En célébrant sur ses cimaises, les 77 ans du mythique journal de Tintin et l’œuvre du ponte de la BD historique François Bourgeon, le Musée de la bande dessinée d’Angoulême rend hommage à deux piliers qui ont profondément marqué le paysage éditorial du 9e art franco-belge.
Le plat pays investit le musée de la bande dessinée à Angoulême avec deux expositions. Honneur au journal Tintin qui a permis à Hergé de s’offrir une nouvelle virginité Apparu au sortir de la guerre grâce au flair de Raymond Leblanc, résistant de la première heure, désireux de surfer sur la popularité intacte du reporter à la houppe. Le succès immédiatement au rendez-vous ne cessera de grandir pour l’hebdomadaire passant d’un tirage de 60 000 à 600 000 exemplaires malgré le désinvestissement croissant d’Hergé dans la vie du périodique.
Mais peu importe, car au côté de l’ombre de Tintin, les nouveaux héros — Blake et Mortimer, Alix, Corentin — passionnent tout autant voire plus la jeunesse avant que ne déboule une deuxième vague au tournant des années 1950/1960 avec Michel Vaillant, Dan Cooper, Ric Hochet ou Chlorophylle.
Le musée de la BD fête les 77 ans du Journal Tintin
Plus tard, une nouvelle génération de créateurs au style réaliste pose son empreinte à l’instar d’Hermann, Derib, Cosey et même Hugo Pratt qui livra quelques chapitres de son Corto Maltese. En cela, l’arrivée de l’hyper-prolifique scénariste Greg aux manettes dans les années 1970 apporte un coup de jeune salutaire au journal qui doit faire face à la concurrence du Pilote de Goscinny tout en se distinguant de l’éternel rival, Le Journal Spirou.
Malgré l’envol de Thorgal et des prises de risques avec l’inclassable Rork de Andreas, les années 1980 seront plus compliquées et s’achèveront précipitamment sur un sabordage du titre en 1988. À l’occasion des septante-sept ans symboliques du journal, le Lombard, éditeur historique, a composé un numéro spécial où des dessineux d’aujourd’hui ont pu piocher librement dans l’immense fonds patrimonial de la revue.
Le résultat donne lieu à un télescopage étonnant aux allures de coming out créatif. Ainsi, tandis que Bouzard se coltine l’homme de préhistoire Tounga, Trondheim Blake et Mortimer, Clarke le nébuleux Rork, Grenson le poétique Olivier Rameau, Fabcaro se tourne presque naturellement vers un obscurstrip américain plein d’absurdité, La Tribu terrible.

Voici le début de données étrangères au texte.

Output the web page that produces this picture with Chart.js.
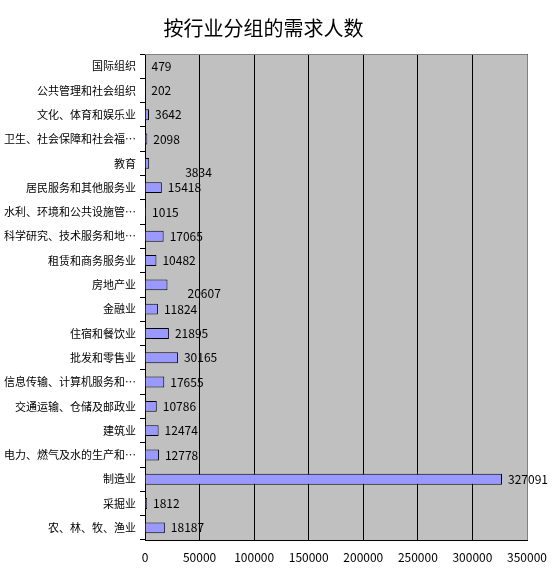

Une expo en forme d’hommages plus ou moins mordants, tenant aussi d’un jeu de piste tant la re-création se double visiblement pour certains auteurs d’une réelle récréation.
François Bourgeon, maître de la BD historique
Mètre étalon de la bande dessinée historique, François Bourgeon se voit consacrer une exposition à la scénographie assez spectaculaire qui tente de démontrer la spécificité de ce créateur révélé dans les années 1980. Le père des Passagers du vent, saga maritime portée par une figure féminine rebelle et charismatique, qui a ému bien des bédéphiles, a aussi servi de référence écrasante pour toute une frange de bédéastes parmi lesquels certains ont fait les beaux — d’aucuns diront les pires… — jours de la collection Vécu de Glénat.
Au milieu d’une sélection resserrée de planches, l’auteur dépeint son approche créative du médium au cours d’une grande interview vidéo projetée qui aide à saisir sa méthode de travail spécifique qu’il déploie sur ses récits historiques comme futuristes.
S’y révèle un artiste confiné dans un souci du détail documentaire constant et presque maladif, qui peut passer autant par la réalisation de maquettes à échelle (une ville est ainsi exposée) que par l’apprentissage pour le besoin d’un scénario des rudiments d’une langue autochtone ou argotique.
La narration dense prime toujours sur le dessin pour cet autodidacte qui ne se destinait pas à la bande dessinée mais qui puisa dans sa formation de maître verrier une manière bien à lui d’appréhender la page et d’utiliser la couleur.
Entre les outils de travail, les croquis, les extraits de scripts, on pourra voir quelques incongruités comme cette bande de jeunesse dédiée à… Nana Mouskouri qui rejoint ainsi les héroïnes fières et fortes qu’affectionne tant l’auteur, les Isabeau de Marnaye, Mariotte ou Cyan.
Nicolas Trespallé
Informations pratiques
« François Bourgeon et la traversée des mondes »,
jusqu’au dimanche 5 mai,
« Les 77 ans du journal Tintin »,
jusqu’au dimanche 12 mai,
Musée de la bande dessinée, Angoulême (16).